If in a mathematical learning environment teachers hear students make such comments as, “I can’t do math,” or, “I am not smart at math” then this is a fixed mindset, which can interfere with the individual’s ability to achieve success, especially if the student sees a mathematical challenge as beyond their capabilities.
Carol Dweck Explaining Mindset
This is a video production created by Charlton School. It uses stories such as the Tortoise and the Hare and Batman to demonstrate that through effort, practice and persistence students can achieve success. The main message can be captured by this quote shown in the video:
"The moment we believe that success is determined by an ingrained level of ability we will be brittle in the face of diversity" Josh Waitzkin.
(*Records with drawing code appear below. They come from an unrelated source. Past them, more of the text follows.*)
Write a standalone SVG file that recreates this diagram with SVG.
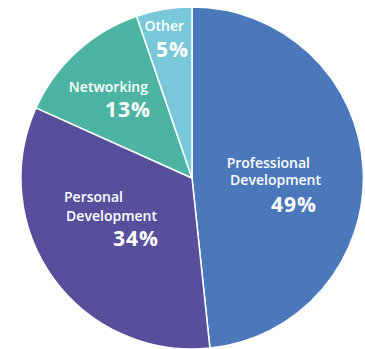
<svg xmlns="http://www.w3.org/2000/svg" width="365" height="349" viewBox="0 0 365 349">
<style>
.s{stroke:#fff;stroke-width:1.5;stroke-linejoin:round}
.l{font-family:"Open Sans","DejaVu Sans",sans-serif;font-weight:600;font-size:14px;fill:#fff;text-anchor:end}
.p{font-family:"Open Sans","DejaVu Sans",sans-serif;font-weight:700;font-size:21px;fill:#fff;text-anchor:end;letter-spacing:1px}
</style>
<rect width="365" height="349" fill="#fff"/>
<g id="professional">
<path class="s" fill="#4a78bb" d="M192,178 L192,7 A171,171 0 0 1 209.9,348.1 Z"/>
<text class="l" x="310" y="168">Professional</text>
<text class="l" x="321" y="185">Development</text>
<text class="p" x="317" y="212">49%</text>
</g>
<g id="personal">
<path class="s" fill="#574f9c" d="M192,178 L209.9,348.1 A171,171 0 0 1 36,107.9 Z"/>
<text class="l" x="123" y="202">Personal</text>
<text class="l" x="157" y="221">Development</text>
<text class="p" x="159" y="246">34%</text>
</g>
<g id="networking">
<path class="s" fill="#4db3a3" d="M192,178 L36,107.9 A171,171 0 0 1 136.6,16.2 Z"/>
<text class="l" x="148" y="92">Networking</text>
<text class="p" x="151" y="117">13%</text>
</g>
<g id="other">
<path class="s" fill="#79c8da" d="M192,178 L136.6,16.2 A171,171 0 0 1 192,7 Z"/>
<text class="l" x="184" y="31">Other</text>
<text class="p" x="189" y="57">5%</text>
</g>
<g id="connectors"/>
</svg>
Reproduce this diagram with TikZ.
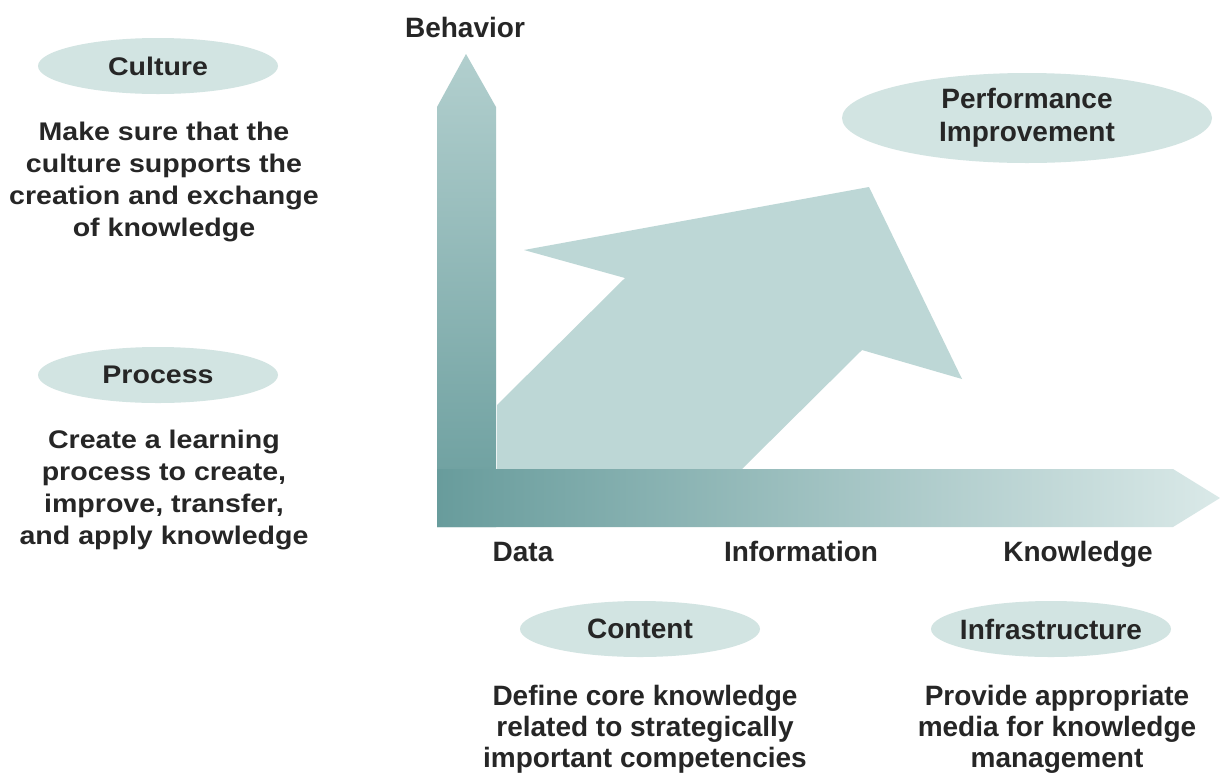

Those with a fixed mindset, although seemingly ahead in the early years, will face barriers on their learning journey that will prevent them from reaching their potential.
"Actions are inspired by our thoughts" (Lim, 2008, para. 2). This is especially true when learning new concepts. Teaching children to believe in their abilities will help them to achieve the highest levels in all subject areas. Children who believe they can be success have the confidence to take risks and are motivated to work hard to reach their goals. Positive self-talk is an important strategy for building self-reflective, motivated learners who have high self-efficacy. When a student is faced with a challenging learning situation, positive self-talk will help them develop an ‘I can do it’ attitude about learning. Below is a chart comparing the differences between negative and positive self-talk.
Steps to Building Confident Learners
1. Eliminate Negative Self-Talk.
This is a fixed mindset attitude and will reinforce the ‘I can’t do this’ approach to learning and it will become a barrier to reaching high levels of success.
2. Promote Positive Self-Talk.
Repeating positive statements builds faith in your ability and helps you talk your way through challenges so you can be successful.
3. Confront Fears.
Fear and anxiety can impede learning. Take a step-by-step approach to break down your fears. Use positive self-talk to calm your fears and build your belief that you can succeed.